Microsoft has come out with a new language system, Speller100 which is said to be the most advanced when it comes to linguistic coverage and accuracy.
Announced via a blog post on AI Research, the company revealed that the new tool is based on a number of AI models which holds the ability to understand more than 100 languages altogether and it already carries out all the spelling corrections on Bing.
The new tool became a massive challenge for developers when dealing with languages that had little web presence because the amount of data collected wasn’t enough to train a spell-correcting model comprehensively.
Besides that, systems can’t also depend entirely on the training data to learn the correct spellings from varying languages as going into the depth, spelling correction is done by developing an error model and a language model – with a lot of errors not being considered as the same. For instance, there will be non-word errors that may exist because of the word not being available within the fed vocabulary for a particular language and, on the other hand, there can be real-word errors which may not fit in a larger context.
Hence, to be precise, Speller100 revolves around the concept of language families, or multiple languages that share similarities within them. Moreover, it also consists of zero-shot learning (a technique through which the model is set up in a way that it learns and corrects spelling without taking more help from language-specific labeled training data.

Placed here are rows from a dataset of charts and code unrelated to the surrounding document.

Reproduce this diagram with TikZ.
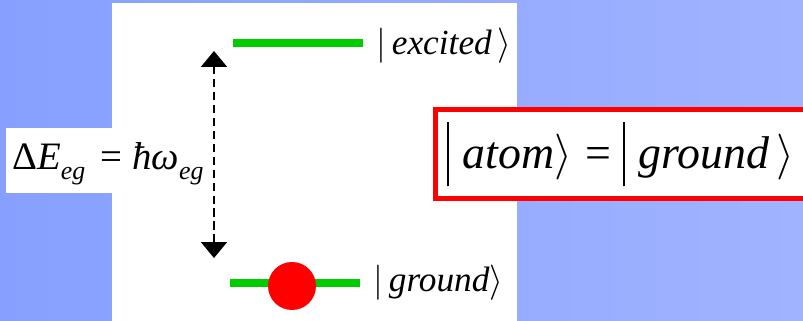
\RequirePackage{fix-cm}
\documentclass[tikz,border=0pt]{standalone}
\usepackage{fontspec}
\setmainfont{Liberation Serif}
\usetikzlibrary{positioning,arrows.meta}
\definecolor{slideblue}{HTML}{87A0FF}
\definecolor{slidebluelight}{HTML}{A0B3FF}
\definecolor{levelgreen}{HTML}{00CC00}
\definecolor{boxred}{HTML}{FF0000}
\newcommand{\ketof}[1]{$|$\,\textit{#1}$\rangle$}
\newcommand{\bigketof}[1]{\rule[-15pt]{1.3pt}{55pt}\hspace{0.3em}\textit{#1}$\bigr\rangle$}
\newcommand{\sub}[1]{\raisebox{-8pt}{\fontsize{22}{24}\selectfont\itshape #1}}

\begin{document}
\begin{tikzpicture}[
      x=0.85pt, y=0.85pt,
      node distance=11pt,
      every node/.style={font=\fontsize{30}{36}\selectfont, inner sep=0pt},
      level/.style={draw=levelgreen, line width=6pt},
      ket/.style={anchor=west},
      arrow/.style={
        {Triangle[width=22pt,length=13.5pt]}-{Triangle[width=22pt,length=13.5pt]},
        line width=1.7pt,
        dash pattern=on 7pt off 4pt
      },
      statebox/.style={
        draw=boxred,
        fill=white,
        line width=4.3pt,
        anchor=west,
        inner xsep=10pt,
        minimum height=75pt,
        text width=312pt,
        align=left,
        font=\fontsize{39}{46}\selectfont
      }
    ]
      \clip (0,0) rectangle (803,321);
      \shade[left color=slideblue, right color=slidebluelight] (0,0) rectangle (803,321);
      \fill[white] (112,0) rectangle (517,318);
      \node[fill=white, anchor=base west, inner xsep=5pt, text height=35.7pt, text depth=19.5pt,
            font=\fontsize{33}{36}\selectfont] (gap) at (6,151)
        {Δ\textit{E}\sub{eg}\hspace{0.4em}=\hspace{0.25em}\textit{ħω}\sub{eg}};
      \coordinate (e1) at (233,278);
      \coordinate (e2) at (363,278);
      \coordinate (g1) at (230,38);
      \coordinate (g2) at (360,38);
      \coordinate (top) at (214,270);
      \coordinate (bot) at (214,63);
      \draw[level] (e1) -- (e2);
      \draw[level] (g1) -- (g2);
      \node[circle, fill=boxred, minimum size=40.8pt] (atom) at (292,35) {};
      \node[ket, right=of e2, yshift=-2.5pt] (exc) {\ketof{excited\,}};
      \node[ket, right=of g2] (gnd) {\ketof{ground}};
      \draw[arrow] (bot) -- (top);
      \node[statebox] (state) at (433,167)
        {\bigketof{atom}\hspace{0.3em}=\hspace{0.25em}\bigketof{ground\hspace{0.15em}}};
    \end{tikzpicture}
\end{document}
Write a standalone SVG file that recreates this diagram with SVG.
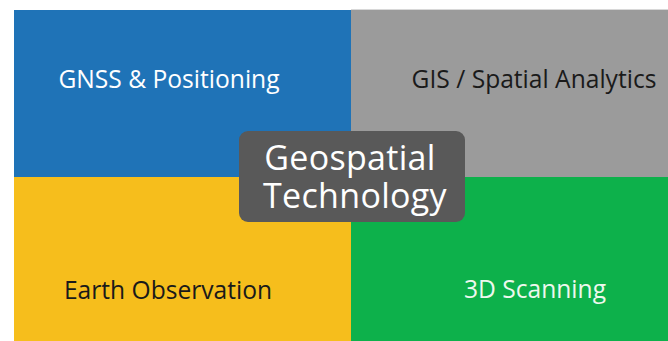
<svg xmlns="http://www.w3.org/2000/svg" width="668" height="341" viewBox="0 0 668 341">
  <style>
    .lbl { font-family: "Open Sans", "Noto Sans", "Liberation Sans", sans-serif; font-size: 24.6px; font-weight: 500; text-anchor: middle; }
    .hub { font-family: "Open Sans", "Noto Sans", "Liberation Sans", sans-serif; font-size: 34px; letter-spacing: 0.3px; text-anchor: middle; fill: #ffffff; }
  </style>
  <rect x="0" y="0" width="668" height="341" fill="#ffffff"/>
  <g id="gnss">
    <rect x="14" y="10" width="337" height="167" fill="#1f73b7"/>
    <text class="lbl" x="169" y="88" fill="#ffffff">GNSS &amp; Positioning</text>
  </g>
  <g id="gis">
    <rect x="351" y="9" width="317" height="1" fill="#d8d8d8"/>
    <rect x="351" y="10" width="317" height="167" fill="#9b9b9b"/>
    <text class="lbl" x="534" y="88" fill="#1a1a1a">GIS / Spatial Analytics</text>
  </g>
  <g id="earth-observation">
    <rect x="14" y="177" width="337" height="164" fill="#f6be1c"/>
    <text class="lbl" x="168" y="299" fill="#1a1a1a">Earth Observation</text>
  </g>
  <g id="scanning">
    <rect x="351" y="177" width="317" height="164" fill="#0db14b"/>
    <text class="lbl" x="535" y="298" fill="#eef8ee">3D Scanning</text>
  </g>
  <g id="geospatial-technology">
    <rect x="239" y="131" width="226" height="91" rx="9" fill="#595959"/>
    <text class="hub" x="350" y="170">Geospatial</text>
    <text class="hub" x="355" y="208">Technology</text>
  </g>
  <g id="connectors"/>
</svg>
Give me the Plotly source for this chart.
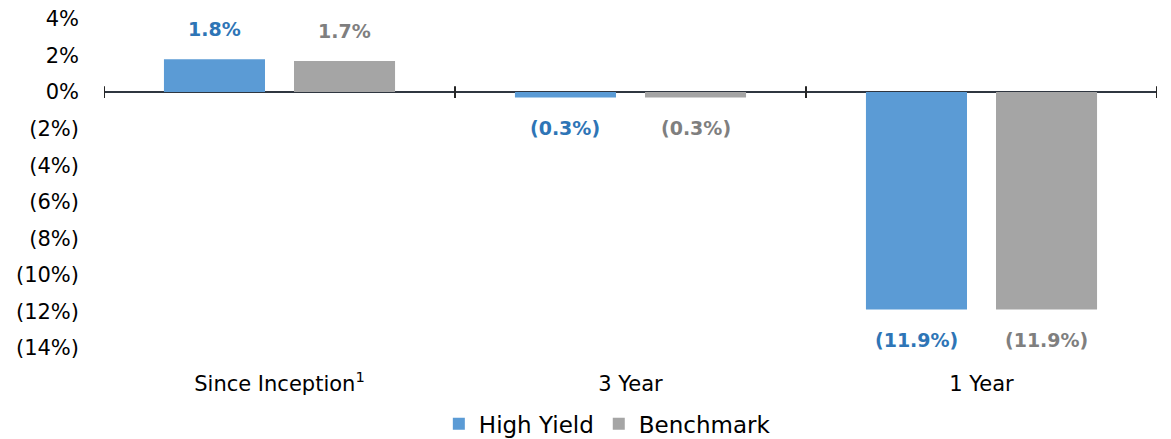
import plotly.graph_objects as go

categories = ["Since Inception<sup>1</sup>", "3 Year", "1 Year"]
high_yield = [1.8, -0.3, -11.9]
benchmark = [1.7, -0.3, -11.9]
series_names = ["High Yield", "Benchmark"]
bar_colors = ["#5B9BD5", "#A5A5A5"]
label_colors = ["#2E75B6", "#7F7F7F"]
tick_vals = [4, 2, 0, -2, -4, -6, -8, -10, -12, -14]
y_range = [-14, 4]


def fmt(v):
    return f"{v:.1f}%" if v >= 0 else f"({abs(v):.1f}%)"


def fmt_axis(v):
    return f"{v}%" if v >= 0 else f"({abs(v)}%)"


FONT = "DejaVu Sans, sans-serif"
bargap = 0.259
bargroupgap = 0.223

fig = go.Figure()
for name, vals, col in zip(series_names, [high_yield, benchmark], bar_colors):
    fig.add_trace(go.Bar(x=categories, y=vals, name=name,
                         marker=dict(color=col, line=dict(width=0))))

# data labels as annotations, centred over each bar
slot = (1 - bargap) / 2
annotations = []
for k, (vals, lc) in enumerate(zip([high_yield, benchmark], label_colors)):
    offset = (-0.5 + k) * slot
    for i, v in enumerate(vals):
        annotations.append(dict(
            x=i + offset, y=v, xref="x", yref="y", text=f"<b>{fmt(v)}</b>",
            showarrow=False, yshift=30 if v >= 0 else -30,
            font=dict(family=FONT, size=19, color=lc)))

# boundary tick marks crossing the zero line
zero_frac = (0 - y_range[0]) / (y_range[1] - y_range[0])
shapes = [dict(type="line", xref="x", yref="paper", x0=i - 0.5, x1=i - 0.5,
               y0=zero_frac - 0.018, y1=zero_frac + 0.018,
               line=dict(color="#262626", width=2))
          for i in range(len(categories) + 1)]

fig.update_layout(
    width=1163, height=431,
    margin=dict(l=96, r=14, t=11, b=91, autoexpand=False),
    paper_bgcolor="white", plot_bgcolor="white",
    barmode="group", bargap=bargap, bargroupgap=bargroupgap,
    font=dict(family=FONT, size=21, color="#000000"),
    showlegend=True,
    legend=dict(orientation="h", xref="paper", x=0.478, xanchor="center",
                yref="container", y=0.035, yanchor="middle",
                font=dict(family=FONT, size=23, color="#000000"), itemwidth=30),
    annotations=annotations,
    shapes=shapes,
    xaxis=dict(showline=False, showgrid=False, ticks="", ticklabelstandoff=21,
               tickfont=dict(family=FONT, size=21, color="#000000"), range=[-0.5, 2.5]),
    yaxis=dict(range=y_range, tickvals=tick_vals, ticktext=[fmt_axis(v) for v in tick_vals],
               showgrid=False, showline=False, zeroline=True, zerolinecolor="#2F3640",
               zerolinewidth=2, ticks="", ticklabelstandoff=24, ticklabeloverflow="allow",
               tickfont=dict(family=FONT, size=21, color="#000000")),
)

fig.write_html("out.html")
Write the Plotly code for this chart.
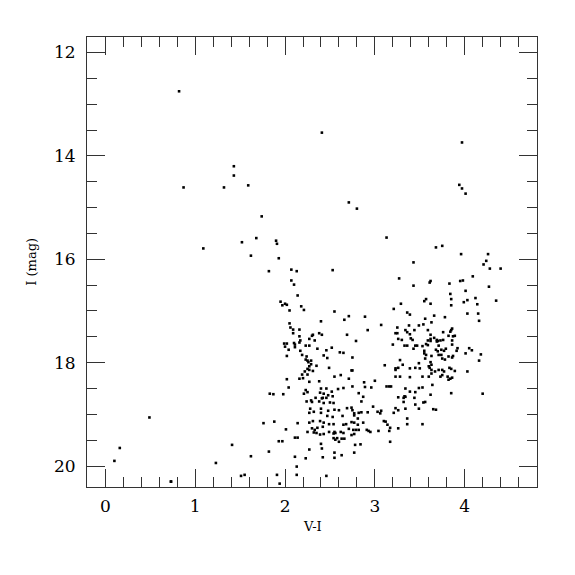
import plotly.graph_objects as go

# Sparse bright / upper stars
vi_upper = [0.82, 2.41, 3.97, 3.94, 3.97, 4.01, 2.71, 2.80,
            1.43, 1.43, 1.59, 0.87, 1.32, 1.74, 1.68, 1.52, 1.90, 1.91, 1.09, 1.62, 1.93, 1.82, 2.07, 2.13,
            3.13, 3.43, 3.27, 3.68]
i_upper = [12.75, 13.55, 13.74, 14.56, 14.63, 14.73, 14.90, 15.02,
           14.20, 14.38, 14.57, 14.61, 14.61, 15.17, 15.59, 15.67, 15.64, 15.70, 15.79, 15.93, 15.98, 16.23, 16.20, 16.23,
           15.58, 16.06, 16.37, 15.77]

# Blue-ish faint stars at lower left
vi_left = [0.16, 0.10, 1.23, 0.73, 0.49]
i_left = [19.65, 19.90, 19.94, 20.30, 19.06]

# Giant branch / left sequence
vi_rgb = [2.53, 2.07, 2.10, 2.14, 1.95, 2.00, 2.02, 1.97, 2.18, 2.21, 2.05, 2.55, 2.71, 2.66, 2.40, 2.05,
          2.06, 2.09, 2.16, 2.09, 2.38, 2.41, 2.30, 2.31, 2.16, 2.27, 2.33, 2.69, 2.17, 1.99, 2.02, 2.10,
          2.11, 2.16, 2.27, 2.23, 2.00, 2.11, 2.52, 2.36, 2.46, 2.04, 2.17, 2.61, 2.65, 2.43, 2.02, 2.19,
          2.47, 2.24, 2.23, 2.25, 2.29, 2.26, 2.29, 2.27, 2.35, 2.49, 2.25,
          2.89, 3.07, 2.92, 2.79, 2.75, 3.11, 2.74, 2.62, 2.71]
i_rgb = [16.21, 16.41, 16.49, 16.70, 16.82, 16.86, 16.88, 16.89, 16.91, 16.98, 16.99, 17.01, 17.10, 17.17, 17.20, 17.24,
         17.32, 17.36, 17.36, 17.43, 17.43, 17.46, 17.48, 17.46, 17.49, 17.54, 17.57, 17.46, 17.57, 17.63, 17.63, 17.62,
         17.65, 17.61, 17.67, 17.67, 17.69, 17.70, 17.71, 17.73, 17.76, 17.75, 17.77, 17.80, 17.81, 17.86, 17.87, 17.85,
         17.91, 17.88, 17.94, 17.96, 17.96, 17.99, 18.03, 18.07, 18.06, 18.10, 18.12,
         17.11, 17.27, 17.37, 17.58, 17.90, 18.05, 18.15, 18.24, 18.31]

# Faint main-sequence-like clump (lower middle)
vi_ms = [2.22, 2.19, 2.25, 2.20, 2.27, 2.02, 2.16, 2.27, 2.04, 2.23, 2.25, 1.83, 1.87, 1.98, 2.21, 2.24,
         2.27, 1.76, 1.88, 2.14, 2.27, 2.01, 2.25, 2.11, 2.14, 1.93, 1.97, 1.41, 1.82, 2.27, 1.62, 2.11,
         2.13, 1.51, 1.55, 1.91, 2.13, 1.94,
         2.31, 2.75, 2.55, 2.38, 2.88, 3.00, 3.13, 3.16, 2.40, 2.46, 2.65, 2.59, 2.75, 2.89, 2.96, 2.39,
         2.43, 2.52, 2.48, 2.53, 2.82, 2.34, 2.41, 2.42, 2.46, 2.87, 2.29, 2.30, 2.38, 2.43, 2.50, 2.54,
         2.85, 2.74, 2.69, 2.98, 2.28, 2.40, 2.48, 2.60, 2.55, 3.07, 3.03, 3.06, 2.75, 2.92, 2.32, 2.85,
         2.82, 2.77, 2.77, 2.40, 2.47, 2.64, 2.53, 2.81, 2.31, 2.39, 2.43, 2.54, 2.74, 2.77, 2.87, 3.10,
         3.12, 2.65, 2.68, 2.49, 2.81, 3.14, 2.30, 2.33, 2.36, 2.42, 2.71, 2.76, 2.79, 2.82, 2.91, 2.95,
         2.93, 3.04, 3.16, 2.32, 2.35, 2.39, 2.43, 2.49, 2.55, 2.54, 2.56, 2.62, 2.65, 2.74, 2.77, 2.54,
         2.58, 2.56, 2.60, 2.63, 2.66, 2.40, 2.78, 2.84, 2.41, 2.77, 2.55, 2.63, 2.42, 2.23, 2.55, 2.46,
         0.73]
i_ms = [18.17, 18.23, 18.23, 18.30, 18.14, 18.32, 18.31, 18.37, 18.48, 18.53, 18.57, 18.60, 18.61, 18.61, 18.60, 18.75,
        18.97, 19.17, 19.14, 19.17, 19.16, 19.29, 19.34, 19.45, 19.45, 19.52, 19.52, 19.59, 19.72, 19.68, 19.81, 19.82,
        20.01, 20.19, 20.17, 20.17, 20.17, 20.34,
        18.16, 18.15, 18.27, 18.36, 18.38, 18.35, 18.46, 18.46, 18.50, 18.50, 18.49, 18.51, 18.46, 18.47, 18.48, 18.58,
        18.60, 18.56, 18.63, 18.65, 18.59, 18.68, 18.69, 18.68, 18.68, 18.66, 18.73, 18.76, 18.75, 18.78, 18.77, 18.78,
        18.75, 18.87, 18.88, 18.85, 18.89, 18.89, 18.93, 18.92, 18.91, 18.93, 18.95, 18.98, 18.92, 18.96, 18.95, 18.96,
        18.97, 18.98, 19.02, 18.97, 19.03, 19.03, 19.05, 19.08, 19.13, 19.13, 19.16, 19.19, 19.15, 19.16, 19.16, 19.13,
        19.14, 19.20, 19.19, 19.19, 19.20, 19.20, 19.27, 19.30, 19.26, 19.24, 19.28, 19.30, 19.30, 19.30, 19.30, 19.34,
        19.32, 19.32, 19.32, 19.35, 19.36, 19.39, 19.38, 19.34, 19.34, 19.37, 19.36, 19.34, 19.36, 19.40, 19.38, 19.46,
        19.46, 19.49, 19.53, 19.47, 19.47, 19.57, 19.59, 19.58, 19.66, 19.74, 19.74, 19.79, 19.83, 19.85, 19.84, 20.19,
        20.30]

# Red clump region (right)
vi_red = [3.43, 3.61, 3.62, 3.83, 3.95, 3.98, 3.84, 4.01, 3.57, 3.55, 3.85, 3.62, 3.85, 3.99, 3.29, 3.21,
          3.36, 3.39, 3.66, 3.56, 4.03, 3.38, 3.49, 3.54, 3.63, 3.25, 3.34, 3.36, 3.44, 3.59, 3.85, 3.25,
          3.23, 3.39, 3.76, 3.84, 3.82, 3.62, 3.89, 3.87, 3.26, 3.30, 3.40, 3.42, 3.62, 3.62, 3.66, 3.69,
          3.76, 3.73, 3.69, 3.70, 3.59, 3.86, 3.20, 3.33, 3.36, 3.45, 3.47, 3.53, 3.57, 3.59, 3.71, 3.86,
          4.05, 3.43, 3.55, 3.68, 3.70, 3.74, 3.77, 3.79, 3.92, 3.91, 3.55, 3.57, 3.71, 3.74, 3.63, 3.87,
          3.86, 3.82, 3.56, 3.75, 3.78, 3.28, 3.62, 3.63, 3.31, 3.49, 3.23, 3.23, 3.26, 3.39, 3.45, 3.50,
          3.60, 3.61, 3.63, 3.71, 3.75, 3.77, 3.83, 3.85, 3.89, 3.63, 3.67, 3.23, 3.28, 3.39, 3.53, 3.60,
          3.73, 3.75, 3.81, 3.84, 3.86, 3.82, 3.64, 3.18, 3.34, 3.49, 3.53, 3.39, 3.45, 3.26, 3.32, 3.33,
          3.34, 3.44, 3.62, 3.85,
          3.32, 3.45, 3.49, 3.54, 3.56, 3.23, 3.26, 3.21, 3.34, 3.65, 3.68, 3.36, 3.36, 3.53, 3.17, 3.26,
          3.17,
          3.75, 3.96, 4.26, 4.24, 4.21, 4.28, 4.40, 4.09, 4.27, 4.12, 4.03, 4.35, 4.14, 4.15, 3.78, 4.16,
          3.86, 4.08, 4.01, 4.18, 4.16, 4.03, 4.20]
i_red = [16.51, 16.45, 16.42, 16.47, 16.42, 16.41, 16.67, 16.61, 16.77, 16.81, 16.77, 16.86, 16.89, 16.83, 16.86, 16.96,
         17.03, 17.07, 17.09, 17.15, 17.05, 17.28, 17.28, 17.26, 17.22, 17.32, 17.37, 17.41, 17.37, 17.37, 17.37, 17.43,
         17.43, 17.45, 17.41, 17.40, 17.48, 17.46, 17.48, 17.49, 17.54, 17.56, 17.53, 17.56, 17.54, 17.58, 17.52, 17.56,
         17.56, 17.57, 17.59, 17.58, 17.57, 17.57, 17.65, 17.67, 17.67, 17.67, 17.67, 17.68, 17.64, 17.66, 17.67, 17.65,
         17.72, 17.73, 17.77, 17.75, 17.78, 17.75, 17.77, 17.73, 17.72, 17.77, 17.82, 17.85, 17.85, 17.85, 17.87, 17.87,
         17.90, 17.88, 17.92, 17.92, 17.94, 17.95, 17.99, 18.04, 18.04, 18.01, 18.14, 18.11, 18.10, 18.11, 18.10, 18.11,
         18.07, 18.10, 18.14, 18.14, 18.14, 18.17, 18.10, 18.12, 18.16, 18.21, 18.17, 18.27, 18.27, 18.28, 18.27, 18.27,
         18.27, 18.24, 18.27, 18.31, 18.29, 18.33, 18.43, 18.46, 18.50, 18.49, 18.48, 18.56, 18.57, 18.67, 18.68, 18.65,
         18.66, 18.68, 18.62, 18.59,
         18.76, 18.81, 18.89, 18.77, 18.76, 18.88, 18.92, 18.97, 18.89, 18.90, 18.91, 19.08, 19.19, 19.19, 19.26, 19.27,
         19.53,
         15.74, 15.90, 15.90, 16.03, 16.10, 16.18, 16.18, 16.33, 16.53, 16.75, 16.79, 16.80, 16.87, 17.05, 17.12, 17.19,
         17.34, 17.76, 17.82, 17.84, 17.96, 18.17, 18.60]

vi = vi_upper + vi_left + vi_rgb + vi_ms + vi_red
imag = i_upper + i_left + i_rgb + i_ms + i_red

x_ticks = [0, 1, 2, 3, 4]
y_ticks = [12, 14, 16, 18, 20]
x_title = "V-I"
y_title = "I (mag)"

fig = go.Figure()
fig.add_trace(go.Scatter(
    x=vi, y=imag, mode="markers",
    marker=dict(symbol="square", size=2.6, color="black", line=dict(width=0)),
    showlegend=False, hoverinfo="skip"))

axis_common = dict(
    showline=True, linecolor="#333333", linewidth=1, mirror="ticks",
    ticks="inside", tickcolor="#333333", tickwidth=1, automargin=False,
    showgrid=False, zeroline=False,
    tickfont=dict(family="DejaVu Serif", size=17, color="black"),
)

fig.update_xaxes(
    range=[-0.205, 4.805], tickmode="array", tickvals=x_ticks,
    ticktext=[str(t) for t in x_ticks], ticklen=18, ticklabelstandoff=4,
    minor=dict(dtick=0.2, tick0=0, ticklen=10, ticks="inside", tickcolor="#333333", tickwidth=1),
    **axis_common)
fig.update_yaxes(
    range=[20.405, 11.70], tickmode="array", tickvals=y_ticks,
    ticktext=[str(t) for t in y_ticks], ticklen=18, ticklabelstandoff=7,
    minor=dict(dtick=0.5, tick0=0, ticklen=10, ticks="inside", tickcolor="#333333", tickwidth=1),
    **axis_common)

fig.add_annotation(text=x_title, xref="paper", yref="paper", x=0.5, y=-0.087,
                   xanchor="center", yanchor="middle", showarrow=False,
                   font=dict(family="DejaVu Serif", size=13, color="black"))
fig.add_annotation(text=y_title, xref="paper", yref="paper", x=-0.125, y=0.5,
                   xanchor="center", yanchor="middle", showarrow=False, textangle=-90,
                   font=dict(family="DejaVu Serif", size=13, color="black"))

fig.update_layout(
    width=567, height=567,
    margin=dict(l=79, r=38, t=29, b=88),
    paper_bgcolor="white", plot_bgcolor="white",
)

fig.write_html("out.html")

In order to make Speller100 compatible for over 100 languages, Microsoft adopted a spelling correction pre-training method which first extracted text from webpages and then was able to generate errors such as deletion, addition, rotation, and replacement. With this, the team wiped away any need for a huge dataset of misspelled searches and that eventually made Speller100 reach 50% of correction recall for top languages in the list as zero training data existed for those. Microsoft later deployed the system on its Bing search engine where 15% of searches conducted are misspelled and as a result the number of misspellings went down by 7.5%.
Furthermore, to give a more boost to the performance, Microsoft also took advantage of the orthographic, morphological, and semantic similarities that exists between the languages selected to create language family-based models. The system then moved with zero-shot benefit and now Speller100 stands good enough for runtime, along with being well-suited for languages with lesser data like Afrikaans and Luxembourgish.
As of now, Speller100 has been able to drop down the number of pages with no results by 30% and also the number of times users have to correct their spellings for a search by 5%. On the contrary, users clicking on Bing’s spelling suggestion also went up from 8% to 67%.
Microsoft will bring Speller100 to more of its products very soon!